Archon icon indicating copy to clipboard operation
Archon copied to clipboard

🐛 [Bug]: Sitemap ingestion fails when XML contains relative URLs; task disappears from UI without error

Open thiagomaf opened this issue 2 months ago • 1 comments

Archon Version

v0.1.0

Bug Severity

🟠 High - Blocks important features

Bug Description

When attempting to ingest a sitemap.xml that contains relative URLs (e.g., /docs/apps/ instead of https://example.com/docs/apps/), the ingestion fails silently. The task disappears from the UI without any error message, but the server logs show URL validation errors.

Many sitemap generators output relative URLs to keep the XML portable across domains, making this a common scenario.

Steps to Reproduce

  1. Go to Knowledge Base page
  2. Click "Add Knowledge"
  3. Enter sitemap URL: https://waha.devlike.pro/docs/sitemap.xml
  4. Click "Add Source"
  5. Task starts, then disappears from UI
  6. Check Docker logs to see actual error

Expected Behavior

Option 1 (Preferred):

  • Sitemap parser should compose absolute URLs from the base URL + relative paths
  • Example: https://waha.devlike.pro + /docs/apps/ = https://waha.devlike.pro/docs/apps/
  • Crawling should proceed successfully

Option 2 (Fallback):

  • If relative URLs can't be handled, show clear error in UI
  • Error message: "Sitemap contains relative URLs.
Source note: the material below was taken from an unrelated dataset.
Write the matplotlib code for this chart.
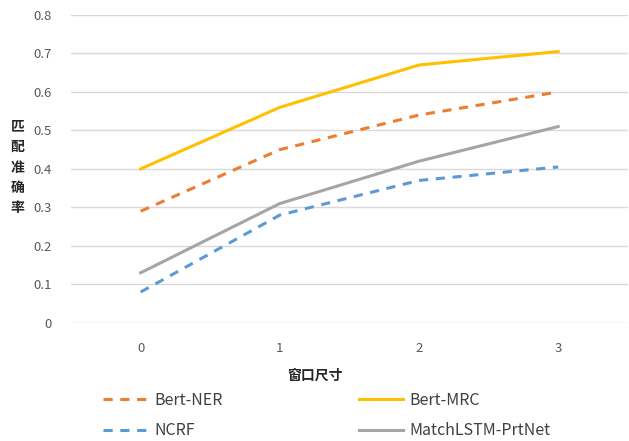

Please provide a sitemap with absolute URLs or use the base URL directly."
  • Task should remain visible with error state, not disappear

Actual Behavior

  • Sitemap parser extracts relative URLs as-is
  • Crawler receives /docs/apps/ and rejects it (not a valid URL)
  • Task disappears from UI without any error notification
  • User has no indication of what went wrong

Error Details (if any)

[ERROR]... × /docs/apps/                                        | Error: 

Unexpected error in _crawl_web at line 500 in crawl 
(../venv/lib/python3.12/site-packages/crawl4ai/async_crawler_strategy.py):

Error: URL must start with 'http://', 'https://', 'file://', or 'raw:'

Code context:
 495                   status_code=status_code,
 496                   screenshot=screenshot_data,
 497                   get_delayed_content=None,
 498               )
 499           else:
 500 →             raise ValueError(
 501                   "URL must start with 'http://', 'https://', 'file://', or 'raw:'"
 502               )

Affected Component

🔍 Knowledge Base / RAG

Browser & OS

Edge on Windows 10

Additional Context

Example Sitemap Entry

<url>
  <loc>/docs/apps/</loc>
  <lastmod>2020-10-06T08:48:45+00:00</lastmod>
  <changefreq>monthly</changefreq>
  <priority>0.5</priority>
</url>

Affected Components

  • 🔍 Knowledge Base / RAG (sitemap parsing logic)
  • 🖥️ Frontend UI (error handling and display)

Technical Notes

Root Causes:

  1. Sitemap parser (python/src/server/services/crawling/strategies/sitemap.py) likely extracts <loc> content verbatim without checking if it's relative
  2. URL composition logic missing: No code to combine base URL with relative paths
  3. UI error handling: Failed ingestion tasks disappear instead of showing error state

Suggested Fix:

  • Use urllib.parse.urljoin(base_url, relative_url) to compose absolute URLs
  • Validate composed URLs before passing to crawler
  • Surface errors to UI instead of silent failure

Related Issues

  • #130 - Surface crawling errors in UI (closed, but gap remains for this case)
  • #607 - Different issue (URLs containing "sitemap" in path)

Service Status (check all that are working)

  • [x] 🖥️ Frontend UI (http://localhost:3737)
  • [x] ⚙️ Main Server (http://localhost:8181)
  • [x] 🔗 MCP Service (localhost:8051)
  • [ ] 🤖 Agents Service (http://localhost:8052)
  • [ ] 💾 Supabase Database (connected)

thiagomaf avatar Oct 27 '25 09:10 thiagomaf

Thanks for reporting. I just checked and can verify the error/problem.

leex279 avatar Nov 07 '25 20:11 leex279